Published: 02nd September 2012 08:56 AM  |   Last Updated: 02nd September 2012 08:56 AM   |  A+A-

Academicians have pointed out glaring mistakes and the practical shortcomings in the R Govinda committee report on ‘Structural Upgradation and Reorganisation of School Education’, which is open for objections from the public.

One of the objections filed by a group of academicians is about the lack of clarity in the report.

One objection states, “In page 27, the report speaks of removing class 8 from existing high schools and of adding classes 6 and 7 to existing high schools.

What does the government intend to do? Remove class 8 from high school or add class 6 and 7 to high school?” The report has been criticised for its ‘one-sided’ approach.

“The report has been prepared keeping only the government institutions in view. At the elementary level, 70 per cent are government institutions, whereas at the high school level only 33 per cent are government institutions, 24 per cent are private aided institutions and 43 per cent are private unaided institutions.

How will the government implement its policies when at the high school level a majority of institutions are private ones starting from class 8?” The committee was appointed by the Government to understand how school education can be changed to get class 8 into the primary education bracket to fall in line with the Constitutional mandate of providing primary education for children aged 6 to 14 years.

“Under the Central government’s policy of ‘Universalisation of Secondary Education’, education has to be provided to every child up to class 10. Then why does it matter where class 8 is located - whether in a higher primary school or a high school? The constitutional mandate can still be implemented by strengthening existing schools with better infrastructure, quality teachers, better classroom transaction and better assessment of quality,” states one objection.

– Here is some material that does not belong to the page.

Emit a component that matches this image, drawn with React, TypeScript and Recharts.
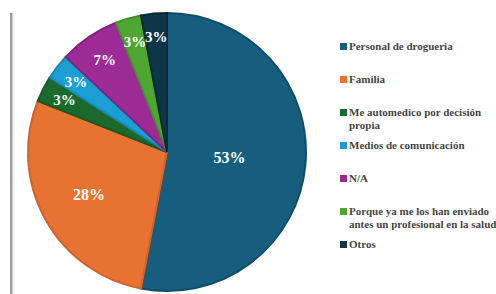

Education consultant V P Niranjan Aradhya called the report ‘incomplete’ and ‘unscientific’. He said, “The fundamental question of reorganisation should be how to remove disparity and how commercialisation and privatization can be prevented.

The report suggests merger of schools with enrolment of less than 30 without trying to reason why children are not attending schools. This report has to go to the dustbin.”

The report can be accessed at www.ssakarnataka.gov.in.